Why doesn’t anyone point a finger at MTV, who rated their show as appropriate for 14 and up only? Surely they knew what Miley Cyrus was known for and had some idea of how she would be performing. Where’s the outrage for the suits that okayed the performance? On the other hand, I grew up watching Madonna feign masturbation in a wedding dress while writhing on an very similar MTV Video Awards stage. I survived Janet Jackson’s boob. Folks from the 1950’s were evidently not permanently scarred by “Elvis the Pelvis.”
Why do so many performers associate shock with value? Just because it’s shocking doesn’t make it good. TV and a lot of art are struggling with this distinction these days. And frankly, this behavior was not new, Miley, so it wasn’t even that shocking. Related:
Why aren’t we talking about how BAD Cyrus’ singing and dancing actually was, taste aside? She’s marginally talented. She was crass and decidedly unsexy, a fact only made more painfully apparent every time she flicked out that maniacal tongue. There was nothing seductive, sensual, or nuanced about her performance. It was poor quality pop.
Lady Gaga, someone else who prefers all eyes on her, was also mostly naked for the night of the awards. But despite it, she is clearly an performance artist, dedicated to creative expression as a lifestyle, not just for CD sales and notoriety. Whether or not she’s your cup of tea (and I’ll confess she is not mine), Gaga’s work hearkens back to Madonna, a trained dancer and student of high-quality theater, and has a more European art-film appeal. Cyrus is boring and predictable.

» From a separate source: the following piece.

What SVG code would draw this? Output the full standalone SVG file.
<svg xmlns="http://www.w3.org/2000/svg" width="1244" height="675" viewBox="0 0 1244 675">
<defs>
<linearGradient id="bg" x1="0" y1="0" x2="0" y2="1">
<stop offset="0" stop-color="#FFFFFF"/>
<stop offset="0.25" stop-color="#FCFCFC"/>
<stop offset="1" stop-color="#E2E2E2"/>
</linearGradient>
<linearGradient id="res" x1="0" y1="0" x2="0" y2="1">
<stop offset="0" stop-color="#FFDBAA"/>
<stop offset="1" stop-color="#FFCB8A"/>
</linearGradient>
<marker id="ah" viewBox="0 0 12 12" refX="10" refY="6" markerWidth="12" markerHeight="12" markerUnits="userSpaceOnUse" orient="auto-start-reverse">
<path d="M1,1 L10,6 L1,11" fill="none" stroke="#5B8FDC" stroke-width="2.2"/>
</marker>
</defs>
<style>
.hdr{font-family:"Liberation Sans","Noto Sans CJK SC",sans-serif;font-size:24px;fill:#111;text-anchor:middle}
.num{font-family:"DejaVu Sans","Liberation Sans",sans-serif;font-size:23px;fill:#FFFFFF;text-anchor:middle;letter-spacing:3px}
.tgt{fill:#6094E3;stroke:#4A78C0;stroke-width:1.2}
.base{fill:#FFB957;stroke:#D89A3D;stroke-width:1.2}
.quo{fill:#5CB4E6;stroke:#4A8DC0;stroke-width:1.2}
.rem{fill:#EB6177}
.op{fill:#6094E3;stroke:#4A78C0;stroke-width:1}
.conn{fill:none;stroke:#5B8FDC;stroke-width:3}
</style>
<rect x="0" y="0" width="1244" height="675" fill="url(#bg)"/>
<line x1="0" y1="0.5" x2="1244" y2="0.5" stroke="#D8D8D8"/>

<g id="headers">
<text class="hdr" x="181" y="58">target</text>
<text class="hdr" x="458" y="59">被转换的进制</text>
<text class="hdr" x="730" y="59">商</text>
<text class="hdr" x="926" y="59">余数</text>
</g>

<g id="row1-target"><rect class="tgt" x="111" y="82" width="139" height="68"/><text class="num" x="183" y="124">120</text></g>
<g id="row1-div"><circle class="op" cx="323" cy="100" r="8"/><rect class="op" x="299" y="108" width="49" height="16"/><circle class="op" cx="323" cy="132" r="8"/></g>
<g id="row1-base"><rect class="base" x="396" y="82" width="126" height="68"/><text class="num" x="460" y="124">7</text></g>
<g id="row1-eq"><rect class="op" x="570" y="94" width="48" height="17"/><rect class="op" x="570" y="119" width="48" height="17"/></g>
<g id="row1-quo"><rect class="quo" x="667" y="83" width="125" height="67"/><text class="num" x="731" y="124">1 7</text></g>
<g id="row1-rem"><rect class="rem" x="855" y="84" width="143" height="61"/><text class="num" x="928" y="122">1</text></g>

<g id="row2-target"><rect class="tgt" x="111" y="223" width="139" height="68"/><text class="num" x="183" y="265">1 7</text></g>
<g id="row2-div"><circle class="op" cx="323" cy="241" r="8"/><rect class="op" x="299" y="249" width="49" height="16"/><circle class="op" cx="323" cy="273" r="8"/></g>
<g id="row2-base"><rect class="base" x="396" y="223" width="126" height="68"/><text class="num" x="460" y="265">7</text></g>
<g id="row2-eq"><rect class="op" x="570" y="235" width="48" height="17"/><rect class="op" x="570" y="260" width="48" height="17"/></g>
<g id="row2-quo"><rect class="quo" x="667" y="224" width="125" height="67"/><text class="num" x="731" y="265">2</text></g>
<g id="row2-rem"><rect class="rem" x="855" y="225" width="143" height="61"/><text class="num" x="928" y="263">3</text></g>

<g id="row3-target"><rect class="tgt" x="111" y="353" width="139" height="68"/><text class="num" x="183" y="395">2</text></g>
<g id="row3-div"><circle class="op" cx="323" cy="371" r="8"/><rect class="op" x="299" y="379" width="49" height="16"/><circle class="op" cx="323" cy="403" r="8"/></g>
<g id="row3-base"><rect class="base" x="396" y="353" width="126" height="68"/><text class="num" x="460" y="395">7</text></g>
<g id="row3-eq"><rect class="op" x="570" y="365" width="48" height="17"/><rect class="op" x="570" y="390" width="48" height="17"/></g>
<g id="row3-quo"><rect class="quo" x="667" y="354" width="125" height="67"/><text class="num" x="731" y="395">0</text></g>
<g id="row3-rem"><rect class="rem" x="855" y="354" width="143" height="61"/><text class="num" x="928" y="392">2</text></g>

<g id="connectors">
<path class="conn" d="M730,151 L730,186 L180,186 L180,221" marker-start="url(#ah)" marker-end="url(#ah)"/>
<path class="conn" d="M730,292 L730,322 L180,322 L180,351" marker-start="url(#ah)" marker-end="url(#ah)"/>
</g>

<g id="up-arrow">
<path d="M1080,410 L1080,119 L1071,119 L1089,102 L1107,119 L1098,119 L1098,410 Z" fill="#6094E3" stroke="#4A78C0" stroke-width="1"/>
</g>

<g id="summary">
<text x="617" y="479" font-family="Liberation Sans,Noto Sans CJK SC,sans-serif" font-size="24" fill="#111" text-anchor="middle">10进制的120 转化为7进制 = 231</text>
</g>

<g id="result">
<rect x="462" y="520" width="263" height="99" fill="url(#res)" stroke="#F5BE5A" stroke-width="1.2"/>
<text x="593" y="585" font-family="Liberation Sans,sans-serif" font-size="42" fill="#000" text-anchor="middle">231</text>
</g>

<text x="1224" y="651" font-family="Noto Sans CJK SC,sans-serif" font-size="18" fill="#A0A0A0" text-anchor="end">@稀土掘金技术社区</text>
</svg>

Is Cyrus racist to use black dancers as props? Is she racist to adopt certain aspects of another culture, unaware her white privilege keeps her from being stopped and frisked for adopting those aspects? Was this performance minstrely? Also related: white girls with grills? So. Much. No. Or is Miley simply a representation of America’s youngest generation whose cultures have so melded that it is, indeed, her culture after all?

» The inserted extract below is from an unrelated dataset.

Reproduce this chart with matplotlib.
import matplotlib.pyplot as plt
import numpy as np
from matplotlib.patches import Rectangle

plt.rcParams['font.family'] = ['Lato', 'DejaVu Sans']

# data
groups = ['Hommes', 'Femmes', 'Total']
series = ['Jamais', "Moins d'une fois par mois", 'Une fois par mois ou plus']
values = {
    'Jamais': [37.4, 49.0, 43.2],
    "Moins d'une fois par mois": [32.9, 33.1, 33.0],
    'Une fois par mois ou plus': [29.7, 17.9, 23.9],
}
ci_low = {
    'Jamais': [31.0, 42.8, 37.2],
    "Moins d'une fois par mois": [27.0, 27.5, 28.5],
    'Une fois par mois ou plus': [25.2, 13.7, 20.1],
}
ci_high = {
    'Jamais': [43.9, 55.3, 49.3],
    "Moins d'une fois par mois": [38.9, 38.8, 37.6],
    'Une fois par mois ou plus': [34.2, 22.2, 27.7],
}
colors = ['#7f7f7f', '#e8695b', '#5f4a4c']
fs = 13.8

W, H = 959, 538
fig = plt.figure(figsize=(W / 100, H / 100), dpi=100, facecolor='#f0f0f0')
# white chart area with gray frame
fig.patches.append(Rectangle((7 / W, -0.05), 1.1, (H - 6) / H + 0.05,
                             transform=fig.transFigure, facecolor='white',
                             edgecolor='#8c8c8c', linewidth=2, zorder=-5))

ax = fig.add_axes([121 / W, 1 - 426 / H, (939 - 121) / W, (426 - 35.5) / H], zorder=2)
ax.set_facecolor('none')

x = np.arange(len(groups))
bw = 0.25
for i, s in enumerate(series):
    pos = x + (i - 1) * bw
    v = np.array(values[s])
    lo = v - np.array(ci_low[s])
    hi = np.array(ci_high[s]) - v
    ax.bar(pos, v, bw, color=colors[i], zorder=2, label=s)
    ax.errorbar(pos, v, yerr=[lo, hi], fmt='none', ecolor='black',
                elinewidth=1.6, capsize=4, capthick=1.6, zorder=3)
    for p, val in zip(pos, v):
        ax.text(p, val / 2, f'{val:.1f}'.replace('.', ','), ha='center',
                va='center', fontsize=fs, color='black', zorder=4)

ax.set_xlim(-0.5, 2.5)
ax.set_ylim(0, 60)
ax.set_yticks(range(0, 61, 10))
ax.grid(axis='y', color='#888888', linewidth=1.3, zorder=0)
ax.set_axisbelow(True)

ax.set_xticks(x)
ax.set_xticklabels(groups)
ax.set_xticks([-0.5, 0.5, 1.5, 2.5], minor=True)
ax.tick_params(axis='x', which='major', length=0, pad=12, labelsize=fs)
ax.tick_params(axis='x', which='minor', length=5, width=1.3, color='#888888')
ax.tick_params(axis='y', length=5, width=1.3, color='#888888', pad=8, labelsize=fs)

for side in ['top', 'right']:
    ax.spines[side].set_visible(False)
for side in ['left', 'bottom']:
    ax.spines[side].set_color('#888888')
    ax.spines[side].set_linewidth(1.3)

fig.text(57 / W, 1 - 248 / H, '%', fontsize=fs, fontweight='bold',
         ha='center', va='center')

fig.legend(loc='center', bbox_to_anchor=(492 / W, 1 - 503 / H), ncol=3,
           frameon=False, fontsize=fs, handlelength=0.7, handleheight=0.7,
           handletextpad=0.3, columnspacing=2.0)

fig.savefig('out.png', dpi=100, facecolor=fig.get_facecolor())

Most importantly: what is a parent to do? My children are too young for MTV and did not get exposed. I have a six-year-old daughter, and I can tell you as a rabid feminist, the last thing I want her to make money doing is for grabbing at a man’s junk, whether that’s on a stripper pole in Mexia or on a international stage for Viacom cash.
With so few answers to all the above questions, this is the only one I’m pretty sure about: We talk to our children. We teach them about their bodies. We teach them the proper names, without giggles, of all their parts. We teach them which are private. We admit sex exists. We talk about it in an age appropriate fashion. We teach them that sex and lovemaking can be sacred or profane. We shield them from age-inappropriate material.

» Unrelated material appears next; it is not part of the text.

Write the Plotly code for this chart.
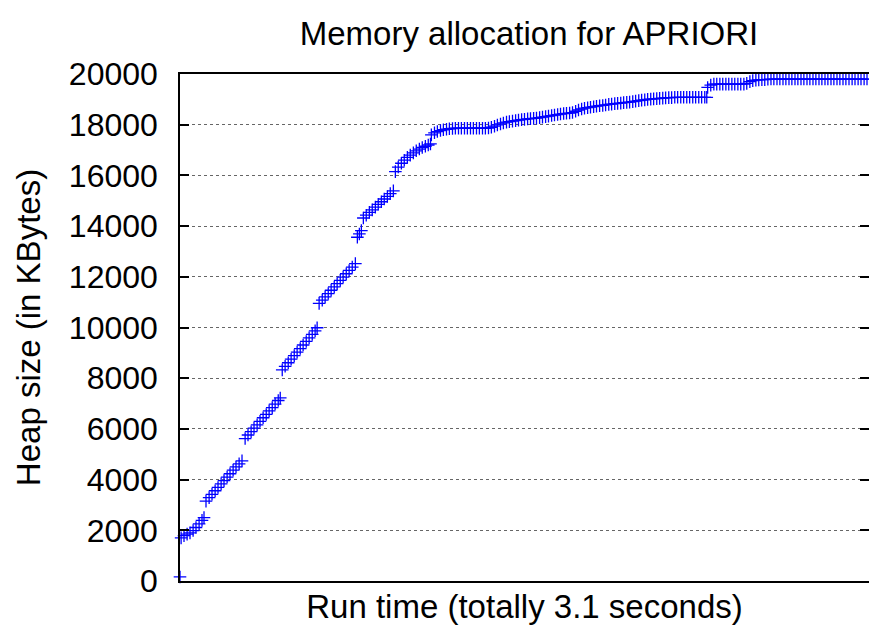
import plotly.graph_objects as go

# Run time (seconds) and heap size (KBytes)
time_s = [
    0.000,
    0.005, 0.018, 0.032, 0.045, 0.059, 0.072, 0.086, 0.099, 0.108,
    0.117, 0.131, 0.144, 0.158, 0.171, 0.185, 0.198, 0.212, 0.225, 0.239, 0.252, 0.266, 0.279,
    0.293, 0.306, 0.320, 0.333, 0.347, 0.360, 0.374, 0.388, 0.401, 0.415, 0.428, 0.442, 0.451,
    0.460, 0.473, 0.487, 0.500, 0.514, 0.527, 0.541, 0.554, 0.568, 0.581, 0.595, 0.608, 0.617,
    0.626, 0.640, 0.653, 0.667, 0.680, 0.694, 0.707, 0.721, 0.734, 0.748, 0.761, 0.775, 0.789,
    0.798, 0.807, 0.816,
    0.825, 0.838, 0.852, 0.865, 0.879, 0.892, 0.906, 0.919, 0.933, 0.946, 0.960,
    0.969, 0.982, 0.996, 1.009, 1.023, 1.036, 1.050, 1.063, 1.077, 1.090, 1.104, 1.117, 1.127,
    1.131, 1.145, 1.158, 1.172, 1.185, 1.199, 1.212, 1.226, 1.239, 1.253, 1.266, 1.280, 1.293,
    1.307, 1.320, 1.334, 1.347, 1.361, 1.374, 1.388, 1.401, 1.415, 1.428, 1.442, 1.455, 1.469,
    1.482, 1.496, 1.510, 1.523, 1.537, 1.550, 1.564, 1.577, 1.591, 1.604, 1.618, 1.631, 1.645,
    1.658, 1.672, 1.685, 1.699, 1.712, 1.726, 1.739, 1.753, 1.766, 1.780, 1.793, 1.807, 1.820,
    1.834, 1.847, 1.861, 1.874, 1.888, 1.902, 1.915, 1.929, 1.942, 1.956, 1.969, 1.983, 1.996,
    2.010, 2.023, 2.037, 2.050, 2.064, 2.077, 2.091, 2.104, 2.118, 2.131, 2.145, 2.158, 2.172,
    2.185, 2.199, 2.212, 2.226, 2.239, 2.253, 2.266, 2.280, 2.293, 2.307, 2.320, 2.334, 2.347,
    2.361, 2.370,
    2.374, 2.388, 2.402, 2.415, 2.429, 2.442, 2.456, 2.469, 2.483, 2.496, 2.510, 2.523, 2.537,
    2.550, 2.564, 2.577, 2.591, 2.604, 2.618, 2.631, 2.645,
    2.659, 2.672, 2.686, 2.699, 2.713, 2.726, 2.740, 2.753, 2.767, 2.780, 2.794, 2.807, 2.821,
    2.834, 2.848, 2.861, 2.875, 2.888, 2.902, 2.915, 2.929, 2.942, 2.956, 2.969, 2.983, 2.996,
    3.010, 3.024, 3.037, 3.051, 3.064, 3.078, 3.091,
]

heap_kb = [
    160,
    1700, 1790, 1850, 1900, 1990, 2110, 2250, 2390, 2500,
    3150, 3290, 3420, 3560, 3690, 3830, 3960, 4100, 4230, 4370, 4500, 4620, 4740,
    5620, 5760, 5890, 6030, 6160, 6300, 6440, 6570, 6710, 6840, 6980, 7120, 7220,
    8330, 8470, 8610, 8750, 8890, 9030, 9170, 9310, 9450, 9590, 9730, 9870, 9990,
    10950, 11080, 11210, 11340, 11470, 11600, 11730, 11860, 11990, 12120, 12250, 12380, 12520,
    13560, 13690, 13820,
    14320, 14430, 14540, 14640, 14750, 14860, 14960, 15070, 15170, 15280, 15390,
    16150, 16330, 16480, 16600, 16710, 16800, 16890, 16970, 17040, 17100, 17150, 17200, 17240,
    17600, 17680, 17730, 17770, 17800, 17820, 17840, 17850, 17860, 17860, 17860, 17860, 17860,
    17860, 17860, 17860, 17860, 17860, 17860, 17870, 17900, 17940, 17990, 18030, 18070, 18100,
    18120, 18140, 18160, 18180, 18200, 18210, 18230, 18240, 18250, 18260, 18280, 18300, 18320,
    18340, 18360, 18380, 18400, 18420, 18440, 18450, 18460, 18480, 18530, 18580, 18620, 18650,
    18670, 18690, 18710, 18730, 18750, 18760, 18780, 18800, 18810, 18830, 18840, 18850, 18870,
    18880, 18890, 18910, 18930, 18950, 18970, 18980, 19000, 19010, 19020, 19030, 19040, 19050,
    19060, 19070, 19070, 19080, 19080, 19080, 19080, 19080, 19080, 19080, 19080, 19080, 19080,
    19080, 19080,
    19470, 19560, 19600, 19600, 19600, 19600, 19600, 19600, 19600, 19600, 19600, 19600, 19600,
    19630, 19700, 19740, 19760, 19770, 19780, 19780, 19790,
    19800, 19800, 19800, 19800, 19800, 19800, 19800, 19800, 19800, 19800, 19800, 19800, 19800,
    19800, 19800, 19800, 19800, 19800, 19800, 19800, 19800, 19800, 19800, 19800, 19800, 19800,
    19800, 19800, 19800, 19800, 19800, 19800, 19800,
]

y_ticks = [0, 2000, 4000, 6000, 8000, 10000, 12000, 14000, 16000, 18000, 20000]

FONT = "Liberation Sans, Arial, sans-serif"

fig = go.Figure()
fig.add_trace(go.Scatter(
    x=time_s, y=heap_kb, mode="markers",
    marker=dict(symbol="cross-thin", size=9, color="#0000ff",
                line=dict(color="#0000ff", width=1.3)),
    showlegend=False, cliponaxis=False,
))

fig.update_layout(
    width=869, height=630,
    margin=dict(l=180, r=0, t=74, b=49),
    paper_bgcolor="white", plot_bgcolor="white",
    font=dict(family=FONT, color="black", size=32),
    title=dict(text="Memory allocation for APRIORI", x=529 / 869, xref="container",
               xanchor="center", y=1 - 33 / 630, yanchor="middle", yref="container",
               font=dict(size=33, family=FONT)),
    xaxis=dict(range=[0, 3.1], showticklabels=False, ticks="", showgrid=False,
               zeroline=False, showline=True, linecolor="black", linewidth=1.5,
               mirror=True,
               title=dict(text="Run time (totally 3.1 seconds)", standoff=13,
                          font=dict(size=33, family=FONT))),
    yaxis=dict(range=[0, 20000], tickvals=y_ticks, ticktext=[str(v) for v in y_ticks],
               ticks="inside", ticklen=9, tickwidth=1.5, tickcolor="black",
               showline=True, linecolor="black", linewidth=1.5, mirror=False,
               showgrid=True, gridcolor="#666666", griddash="dot", gridwidth=1,
               zeroline=False, ticklabelstandoff=14,
               tickfont=dict(size=32, family=FONT),
               title=dict(text="Heap size (in KBytes)", standoff=18,
                          font=dict(size=33, family=FONT))),
    yaxis2=dict(range=[0, 20000], tickvals=y_ticks, overlaying="y", side="right",
                ticks="inside", ticklen=9, tickwidth=1.5, tickcolor="black",
                showticklabels=False, showline=False, showgrid=False, zeroline=False),
)

# invisible helper trace so the right-side tick axis is rendered
fig.add_trace(go.Scatter(x=[time_s[0]], y=[heap_kb[0]], yaxis="y2", mode="markers",
                         marker=dict(opacity=0), showlegend=False, hoverinfo="skip"))

fig.write_html("out.html")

Build a relationship with your kid and he or she will crawl over hot coals to please you. You are their primary influence. Not their peers, despite how it appears. Not media, despite the prevalence of it. It’s you. Take a deep breath. It’ll be okay. Culture is changing, true. What was unseemly then is less so now. Am I comfortable with it? I can be, because culture has been and will continue to be ever changing.
So, I’m buckling in for it. I’m ready to talk fearlessly with my kids as they mature about what’s popular in society and how popular doesn’t necessarily mean right, nay, may in fact be cringe-worthy. To think for themselves and value their body as private, something not be shared cheaply. And also that change is not necessarily decline, even if it makes you as excruciatingly uncomfortable as Miley Cyrus romancing an over-sized teddy bear.